The Government will allow certain SMSFs to move from an annual to a three-yearly audit cycle where they have three consecutive years of clear audit reports, and lodged the fund's annual returns in a timely manner.  This will be effective from 1 July 2019

Superannuation
Individuals whose income exceeds $263,157, and have multiple employers, will be able to nominate that their wages from certain employers are not subject to the superannuation guarantee (SG) from 1 July 2018.

Individuals will be required to confirm in their income tax returns that they have complied with "notice of intent" requirements in relation to their personal superannuation contributions, effective from 1 July 2018.

An exemption from the work test for voluntary contributions to superannuation will be introduced from 1 July 2019 for people aged 65-74 with superannuation balances below $300,000, in the first year that they do not meet the work test requirements.

Insurance arrangements for certain superannuation members will be changed from being a default framework to being offered on an opt-in basis.

A 3 per cent annual cap will be introduced on passive fees charged by superannuation funds on accounts with balances below $6000, and exit fees on all superannuation accounts will be banned.

The financial institutions supervisory levies will be increased to raise additional revenue of $31.9 million over four years, from 2018-19.

Medicare levy
The Medicare Levy low income thresholds to increase. The Medicare levy low-income thresholds for singles, families, seniors and pensioners will be increased from the 2017-18 income year.

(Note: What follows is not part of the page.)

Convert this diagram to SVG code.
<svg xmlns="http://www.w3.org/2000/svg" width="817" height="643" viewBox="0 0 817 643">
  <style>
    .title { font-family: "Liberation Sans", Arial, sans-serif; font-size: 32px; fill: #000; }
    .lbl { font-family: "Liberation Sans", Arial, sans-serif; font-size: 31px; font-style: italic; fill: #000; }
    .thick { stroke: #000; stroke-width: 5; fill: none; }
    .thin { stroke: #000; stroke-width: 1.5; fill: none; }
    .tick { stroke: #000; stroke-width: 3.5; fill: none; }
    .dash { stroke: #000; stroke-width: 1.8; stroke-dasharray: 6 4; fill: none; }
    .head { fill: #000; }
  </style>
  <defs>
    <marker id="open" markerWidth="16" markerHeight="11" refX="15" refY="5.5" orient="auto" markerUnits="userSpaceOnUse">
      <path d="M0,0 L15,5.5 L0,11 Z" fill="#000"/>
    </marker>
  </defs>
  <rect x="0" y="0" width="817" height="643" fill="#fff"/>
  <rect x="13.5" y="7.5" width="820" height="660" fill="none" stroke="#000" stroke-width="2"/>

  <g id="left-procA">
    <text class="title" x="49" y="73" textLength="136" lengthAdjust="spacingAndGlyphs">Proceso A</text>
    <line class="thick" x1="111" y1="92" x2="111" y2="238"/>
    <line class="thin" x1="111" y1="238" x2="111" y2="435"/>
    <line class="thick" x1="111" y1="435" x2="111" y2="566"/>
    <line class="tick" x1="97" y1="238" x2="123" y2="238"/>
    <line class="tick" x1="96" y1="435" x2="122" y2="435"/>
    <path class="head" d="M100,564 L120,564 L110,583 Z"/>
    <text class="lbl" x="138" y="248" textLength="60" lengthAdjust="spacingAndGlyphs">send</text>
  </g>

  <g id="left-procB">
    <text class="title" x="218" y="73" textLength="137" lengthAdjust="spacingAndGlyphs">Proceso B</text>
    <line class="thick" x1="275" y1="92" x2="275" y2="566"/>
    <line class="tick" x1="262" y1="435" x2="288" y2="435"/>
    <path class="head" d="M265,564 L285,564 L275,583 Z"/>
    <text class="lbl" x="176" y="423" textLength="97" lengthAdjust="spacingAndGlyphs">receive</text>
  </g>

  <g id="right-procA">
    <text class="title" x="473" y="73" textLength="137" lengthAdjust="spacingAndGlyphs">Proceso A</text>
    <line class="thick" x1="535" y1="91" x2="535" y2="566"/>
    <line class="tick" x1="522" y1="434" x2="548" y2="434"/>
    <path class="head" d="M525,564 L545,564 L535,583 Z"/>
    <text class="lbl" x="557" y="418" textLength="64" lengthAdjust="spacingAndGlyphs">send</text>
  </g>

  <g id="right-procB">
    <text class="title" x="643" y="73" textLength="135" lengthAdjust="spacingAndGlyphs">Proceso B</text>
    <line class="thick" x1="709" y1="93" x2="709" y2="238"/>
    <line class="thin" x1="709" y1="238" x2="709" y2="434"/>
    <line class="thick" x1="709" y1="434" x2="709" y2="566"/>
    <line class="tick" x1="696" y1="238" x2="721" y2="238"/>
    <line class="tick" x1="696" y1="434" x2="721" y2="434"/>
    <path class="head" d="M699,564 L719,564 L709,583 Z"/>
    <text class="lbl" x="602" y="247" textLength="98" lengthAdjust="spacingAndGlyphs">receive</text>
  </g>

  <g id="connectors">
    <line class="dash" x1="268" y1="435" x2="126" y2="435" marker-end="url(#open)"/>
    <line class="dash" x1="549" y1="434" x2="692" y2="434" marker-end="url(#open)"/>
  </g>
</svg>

The threshold for singles will increase to $21,980 (up from $21,655 in 2016-17). The family threshold will increase to $37,089 (up from $36,541 in 2016-17). For single seniors and pensioners, the threshold will increase to $34,758 (up from $34,244 in 2016-17). The family threshold for seniors and pensioners will increase to $48,385 (up from $47,670 in 2016-17). For each dependent child or student, the family income thresholds increase by a further $3,406 (up from $3,356 in 2016-17).

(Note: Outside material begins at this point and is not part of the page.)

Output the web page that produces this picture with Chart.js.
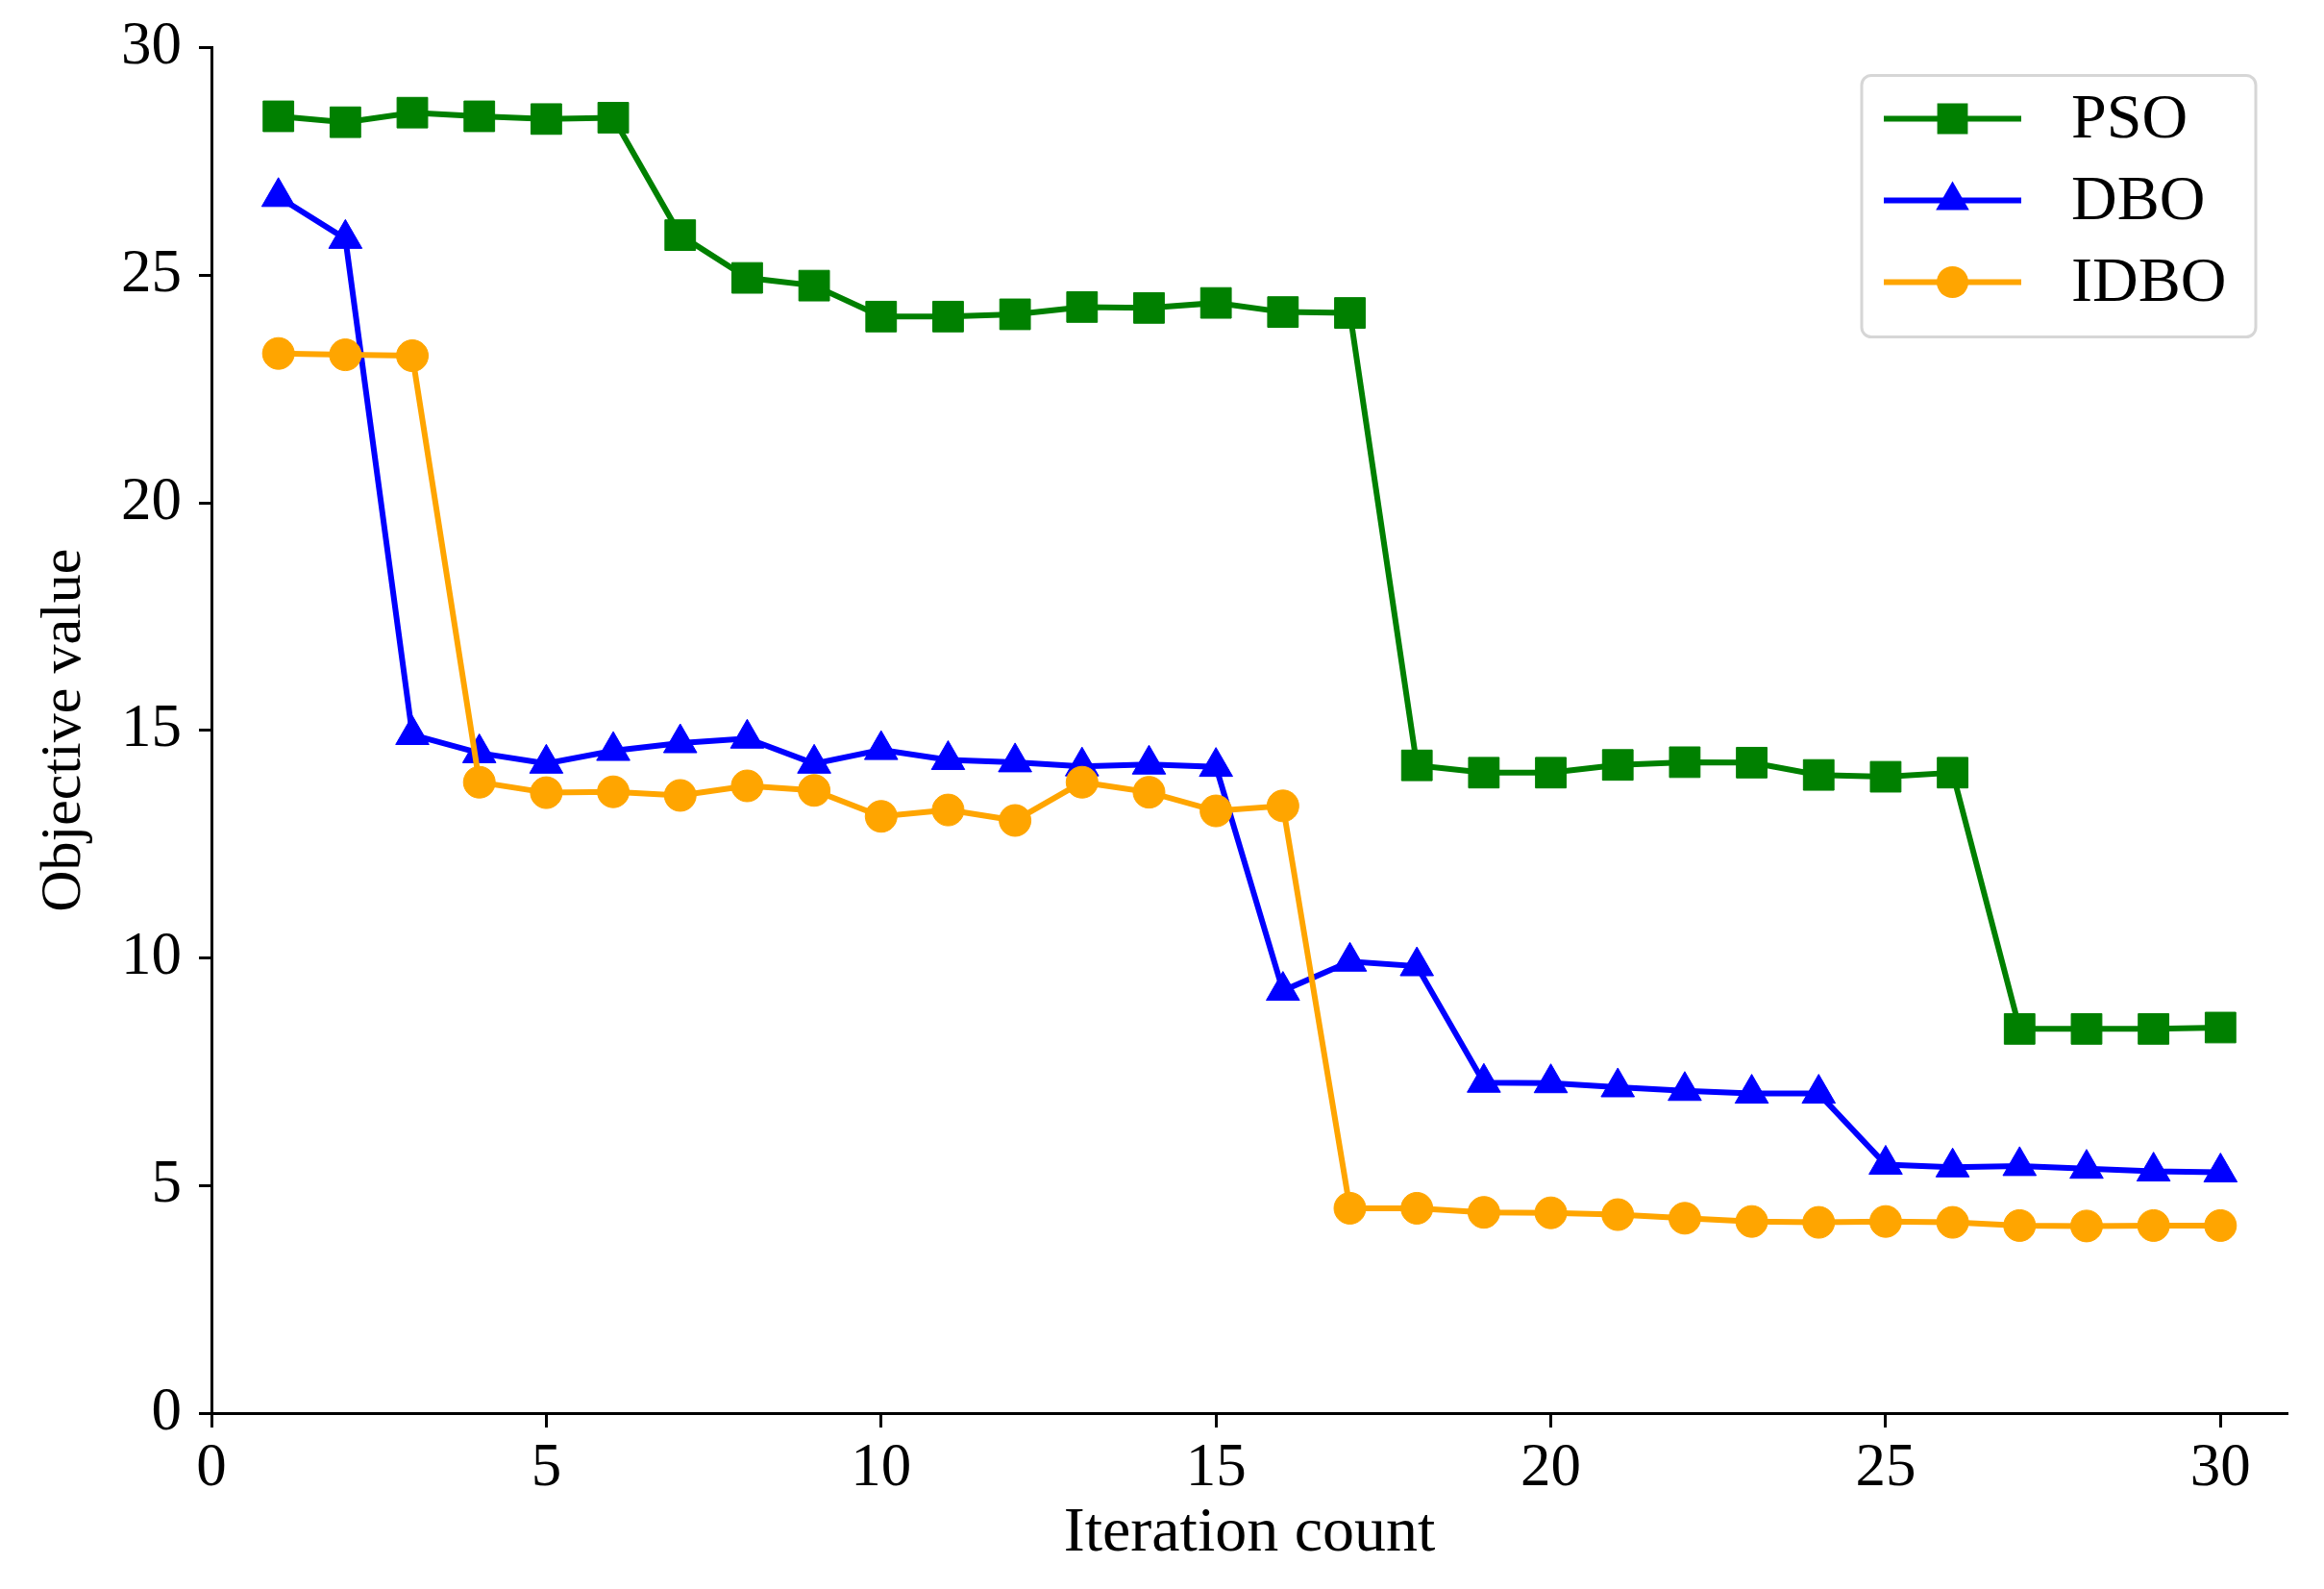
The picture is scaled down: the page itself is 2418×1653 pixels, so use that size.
<!DOCTYPE html>
<html>
<head>
<meta charset="utf-8">
<script src="https://cdn.jsdelivr.net/npm/chart.js@4.4.1/dist/chart.umd.min.js"></script>
<style>
html,body{margin:0;padding:0;background:#ffffff;}
#wrap{width:2418px;height:1653px;position:relative;}
canvas{display:block;}
</style>
</head>
<body>
<div id="wrap"><canvas id="c" width="2418" height="1653"></canvas></div>
<script>
// ---- data ----
const iterations = [1,2,3,4,5,6,7,8,9,10,11,12,13,14,15,16,17,18,19,20,21,22,23,24,25,26,27,28,29,30];
const psoValues  = [28.49,28.36,28.57,28.49,28.43,28.46,25.88,24.94,24.77,24.09,24.09,24.14,24.30,24.28,24.39,24.19,24.17,14.23,14.07,14.07,14.24,14.30,14.29,14.02,13.98,14.07,8.44,8.44,8.44,8.47];
const dboValues  = [26.72,25.80,14.90,14.50,14.27,14.55,14.72,14.82,14.27,14.57,14.35,14.30,14.21,14.25,14.20,9.28,9.92,9.82,7.26,7.25,7.16,7.08,7.02,7.02,5.46,5.40,5.43,5.37,5.31,5.29];
const idboValues = [23.28,23.25,23.23,13.86,13.63,13.65,13.57,13.78,13.68,13.11,13.25,13.02,13.86,13.64,13.23,13.34,4.50,4.50,4.41,4.40,4.36,4.28,4.21,4.19,4.21,4.19,4.12,4.11,4.12,4.12];
const seriesNames = ['PSO','DBO','IDBO'];
const xTicks = [0,5,10,15,20,25,30];
const yTicks = [0,5,10,15,20,25,30];
const xTitle = 'Iteration count';
const yTitle = 'Objective value';

const FONT = "'Liberation Serif', 'Times New Roman', serif";

function toPoints(vals){ return iterations.map((x,i)=>({x:x, y:vals[i]})); }

const styles = [
  {color:'#008000', pointStyle:'rect', radius:22.5},
  {color:'#0000ff', pointStyle:'triangle', radius:20},
  {color:'#ffa500', pointStyle:'circle', radius:16.5}
];
const seriesValues = [psoValues, dboValues, idboValues];

const datasets = seriesNames.map((name,i)=>({
  label: name,
  data: toPoints(seriesValues[i]),
  borderColor: styles[i].color,
  backgroundColor: styles[i].color,
  pointBackgroundColor: styles[i].color,
  pointBorderColor: styles[i].color,
  pointBorderWidth: 1,
  pointStyle: styles[i].pointStyle,
  pointRadius: styles[i].radius,
  pointHoverRadius: styles[i].radius,
  borderWidth: 6,
  tension: 0,
  fill: false,
  clip: false,
  order: 3 - i
}));

function drawMarker(ctx, style, x, y, r, color){
  ctx.save();
  ctx.fillStyle = color;
  ctx.beginPath();
  if (style === 'rect'){
    const s = r / Math.SQRT2;
    ctx.rect(x - s, y - s, 2*s, 2*s);
  } else if (style === 'triangle'){
    let rad = 0;
    ctx.moveTo(x + Math.sin(rad)*r, y - Math.cos(rad)*r);
    rad += 2*Math.PI/3;
    ctx.lineTo(x + Math.sin(rad)*r, y - Math.cos(rad)*r);
    rad += 2*Math.PI/3;
    ctx.lineTo(x + Math.sin(rad)*r, y - Math.cos(rad)*r);
    ctx.closePath();
  } else {
    ctx.arc(x, y, r, 0, Math.PI*2);
  }
  ctx.fill();
  ctx.restore();
}

const legendPlugin = {
  id: 'boxLegend',
  afterDraw(chart){
    const ctx = chart.ctx;
    const ca = chart.chartArea;
    const bx = ca.right - 443, by = ca.top + 29, bw = 410, bh = 272;
    ctx.save();
    ctx.fillStyle = 'rgba(255,255,255,0.85)';
    ctx.strokeStyle = '#d6d6d6';
    ctx.lineWidth = 3;
    ctx.beginPath();
    if (ctx.roundRect) ctx.roundRect(bx, by, bw, bh, 10); else ctx.rect(bx, by, bw, bh);
    ctx.fill();
    ctx.stroke();
    chart.data.datasets.forEach((ds, i)=>{
      const cy = by + 45 + i*85;
      const lx0 = bx + 23, lx1 = bx + 166;
      ctx.strokeStyle = ds.borderColor;
      ctx.lineWidth = ds.borderWidth;
      ctx.beginPath();
      ctx.moveTo(lx0, cy);
      ctx.lineTo(lx1, cy);
      ctx.stroke();
      drawMarker(ctx, ds.pointStyle, (lx0+lx1)/2, cy, ds.pointRadius, ds.pointBackgroundColor);
      ctx.fillStyle = '#000';
      ctx.font = '66px ' + FONT;
      ctx.textBaseline = 'middle';
      ctx.textAlign = 'left';
      ctx.fillText(ds.label, bx + 218, cy + 2);
    });
    ctx.restore();
  }
};

new Chart(document.getElementById('c'), {
  type: 'line',
  data: { datasets },
  plugins: [legendPlugin],
  options: {
    responsive: false,
    animation: false,
    devicePixelRatio: 1,
    layout: { padding: { left: 0, right: 38, top: 40, bottom: 0 } },
    plugins: { legend: { display: false }, tooltip: { enabled: false } },
    scales: {
      x: {
        type: 'linear',
        min: 0, max: 31,
        afterBuildTicks: (s)=>{ s.ticks = xTicks.map(v=>({value:v})); },
        afterFit: (s)=>{ s.height = 183; },
        grid: { display: true, drawOnChartArea: false, drawTicks: true, tickLength: 15, tickWidth: 3, tickColor: '#000' },
        border: { display: true, color: '#000', width: 3 },
        ticks: { color: '#000', font: { family: FONT, size: 63, lineHeight: 1.0 }, padding: 12, maxRotation: 0, autoSkip: false },
        title: { display: true, text: xTitle, color: '#000', font: { family: FONT, size: 66 }, padding: { top: 0, bottom: 18 } }
      },
      y: {
        type: 'linear',
        min: 0, max: 30,
        afterBuildTicks: (s)=>{ s.ticks = yTicks.map(v=>({value:v})); },
        afterFit: (s)=>{ s.width = 220; },
        grid: { display: true, drawOnChartArea: false, drawTicks: true, tickLength: 13, tickWidth: 3, tickColor: '#000' },
        border: { display: true, color: '#000', width: 3 },
        ticks: { color: '#000', font: { family: FONT, size: 63, lineHeight: 1.0 }, padding: 18, autoSkip: false },
        title: { display: true, text: yTitle, color: '#000', font: { family: FONT, size: 60 }, padding: { top: 31, bottom: 0 } }
      }
    }
  }
});
</script>
</body>
</html>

Retaining the Medicare levy at 2 per cent, the 2017-18 Federal Budget measure to increase the Medicare levy from 2 per cent to 2.5 per cent of taxable income from 1 July 2019 will not proceed. Consequential changes to other tax rates that are linked to the top personal income tax rate, such as the fringe benefits tax rate, will also not proceed.

Employment for those aged over 45
$17.7 million to support entrepreneurs through the Entrepreneurship Facilitators Program, with a focus on those aged over 45 years.

The Skills and Training Incentive, which will provide $2,000 per worker to fund reskilling opportunities for eligible individuals aged 45 to 70. This will be matched by either the individual or the employer.

Tax for Business
Up to $300 million over two years to states who reduce unnecessary regulatory restrictions on competition and small businesses through the National Partnership on Regulatory Reform.

Testamentary trusts
From 1 July 2019, the concessional tax rates available for minors receiving income from testamentary trusts will be limited to income derived from assets that are transferred from the deceased estate, or the proceeds of the disposal or investment of those assets.

National Register of enduring powers of attorney
The Government will work with the States and Territories to establish a National Register of Enduring Powers of Attorney.

State Budget

Foreign buyers will be charged a 7% levy when purchasing residential property.  The surcharge is an increase from the previously announced 4%, and will bring WA in line with other states.  It will be introduced from 1 January 2019.

There will be significant liquor reforms to reduce red tape for applicants to the hospitality industry to support local businesses.

New Industries Fund of $17.8 million over four years for new and emerging businesses.

$11.8 million for the Small Business Development Corporation (SBDC).  The SBDC supports new and existing small businesses in Western Australia with a range of free advisory services and workshops.

Large employers will be hit with a progressive payroll tax hike from June next year, one the Government insists will be temporary.